Paralelamente, há cada vez mais pessoas a ter que se socorrer às moedas digitais por necessidade e não por escolha. Isto porque o pânico da guerra está a esvaziar as caixas de multibanco do país. Basta ter em conta o exemplo que tem sido partilhado em órgãos de comunicação estrangeiros, em que jornalistas dinamarqueses terão comprado um carro com bitcoin para fugir.

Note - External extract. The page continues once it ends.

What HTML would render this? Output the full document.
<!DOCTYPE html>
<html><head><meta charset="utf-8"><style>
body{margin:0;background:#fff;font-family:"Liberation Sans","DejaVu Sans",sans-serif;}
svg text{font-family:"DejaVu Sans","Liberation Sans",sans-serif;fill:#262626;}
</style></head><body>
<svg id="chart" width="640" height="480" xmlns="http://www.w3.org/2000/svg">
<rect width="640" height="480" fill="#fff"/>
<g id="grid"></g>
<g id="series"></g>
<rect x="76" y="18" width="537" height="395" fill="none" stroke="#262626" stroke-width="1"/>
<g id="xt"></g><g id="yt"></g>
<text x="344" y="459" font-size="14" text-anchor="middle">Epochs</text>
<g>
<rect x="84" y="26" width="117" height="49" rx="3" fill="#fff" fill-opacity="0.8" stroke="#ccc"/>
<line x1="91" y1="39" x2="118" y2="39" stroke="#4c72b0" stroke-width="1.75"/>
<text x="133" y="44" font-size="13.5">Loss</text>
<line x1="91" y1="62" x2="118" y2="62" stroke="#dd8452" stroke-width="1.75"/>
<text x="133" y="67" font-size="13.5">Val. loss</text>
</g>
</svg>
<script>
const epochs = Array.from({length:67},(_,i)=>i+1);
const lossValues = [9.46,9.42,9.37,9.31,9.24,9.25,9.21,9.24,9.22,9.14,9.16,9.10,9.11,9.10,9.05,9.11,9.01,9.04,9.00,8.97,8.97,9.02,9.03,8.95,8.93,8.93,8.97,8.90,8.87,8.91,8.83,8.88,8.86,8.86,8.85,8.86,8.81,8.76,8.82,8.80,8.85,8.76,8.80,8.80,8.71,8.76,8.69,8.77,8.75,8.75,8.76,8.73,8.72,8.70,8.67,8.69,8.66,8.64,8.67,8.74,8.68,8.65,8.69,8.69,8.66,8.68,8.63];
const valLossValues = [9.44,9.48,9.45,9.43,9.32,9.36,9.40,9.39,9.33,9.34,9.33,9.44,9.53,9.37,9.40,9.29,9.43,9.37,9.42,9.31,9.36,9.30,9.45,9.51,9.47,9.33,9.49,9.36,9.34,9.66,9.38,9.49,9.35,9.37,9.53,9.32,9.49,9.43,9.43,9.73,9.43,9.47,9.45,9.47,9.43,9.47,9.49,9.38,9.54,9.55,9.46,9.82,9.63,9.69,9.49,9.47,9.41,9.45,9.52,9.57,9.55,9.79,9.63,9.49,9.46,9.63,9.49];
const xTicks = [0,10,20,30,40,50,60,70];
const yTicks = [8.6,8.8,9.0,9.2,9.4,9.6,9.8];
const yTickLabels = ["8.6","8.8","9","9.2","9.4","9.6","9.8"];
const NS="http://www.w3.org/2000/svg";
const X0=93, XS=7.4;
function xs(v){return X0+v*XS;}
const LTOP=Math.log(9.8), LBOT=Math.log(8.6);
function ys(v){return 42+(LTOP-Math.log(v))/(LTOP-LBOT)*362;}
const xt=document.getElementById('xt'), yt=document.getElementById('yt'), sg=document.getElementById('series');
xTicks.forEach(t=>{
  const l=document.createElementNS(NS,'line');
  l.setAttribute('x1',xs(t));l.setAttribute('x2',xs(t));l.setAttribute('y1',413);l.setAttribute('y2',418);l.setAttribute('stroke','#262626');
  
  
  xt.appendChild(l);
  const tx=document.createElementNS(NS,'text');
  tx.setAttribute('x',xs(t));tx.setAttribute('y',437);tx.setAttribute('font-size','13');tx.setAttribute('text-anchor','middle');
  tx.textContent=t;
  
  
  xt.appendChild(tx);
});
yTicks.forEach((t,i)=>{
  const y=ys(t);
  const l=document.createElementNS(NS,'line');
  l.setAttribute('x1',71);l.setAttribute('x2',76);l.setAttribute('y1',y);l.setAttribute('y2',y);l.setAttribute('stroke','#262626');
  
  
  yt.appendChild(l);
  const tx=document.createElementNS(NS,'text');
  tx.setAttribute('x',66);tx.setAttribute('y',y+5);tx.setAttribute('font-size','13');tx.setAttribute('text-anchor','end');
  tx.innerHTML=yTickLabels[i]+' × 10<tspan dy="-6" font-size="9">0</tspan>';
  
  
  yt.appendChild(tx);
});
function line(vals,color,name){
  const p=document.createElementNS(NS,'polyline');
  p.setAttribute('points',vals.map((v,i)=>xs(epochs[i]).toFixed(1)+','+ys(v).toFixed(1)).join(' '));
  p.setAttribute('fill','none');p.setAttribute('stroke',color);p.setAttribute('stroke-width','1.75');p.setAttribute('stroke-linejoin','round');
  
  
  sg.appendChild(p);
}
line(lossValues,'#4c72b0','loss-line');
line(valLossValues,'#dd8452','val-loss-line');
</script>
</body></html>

Como bem explica a Decrypt: há vinte anos, o ouro seria a uma possível moeda de troca numa zona de conflito; hoje são as criptomoedas. Mas se por um lado estas estão a ajudar o Governo ucraniano a defender-se das investidas dos invasores, convém lembrar que esta é na verdade uma estrada com duas vias, ou seja, tanto dá para ajudar quem precisa (Ucrânia) como também pode permitir que a Rússia as utilize para fugir às sanções impostas pela União Europeia e seus parceiros.
De resto, ambos os países têm uma ligação muito forte com esta tecnologia. Se por um lado a Rússia se destaca por ser um dos países onde mais se mina bitcoins no mundo, segundo os dados do índice de adoção às criptomoedas da Chainalysis, a Ucrânia foi o país europeu que mais abraçou as moedas digitais (a nível mundial arrancou o 4.º lugar).
O The New York Times chegou inclusivamente a publicar um artigo em que destacava o facto de a Ucrânia querer ser a capital cripto do mundo. Tanto que o Ministério da Transformação Digital, por acreditar que as criptomoedas são a economia do futuro, fez aprovar uma lei para regular a Bitcoin no país.
Todavia, como alguns costumam dizer neste nicho cada vez maior, a tecnologia é agnóstica. Pelo que é fácil chegar à conclusão, tal como sublinha o artigo da Decrypt, de que a invasão russa à Ucrânia pode ter tido sido a primeira guerra financiada com criptomoedas, mas não será certamente a última.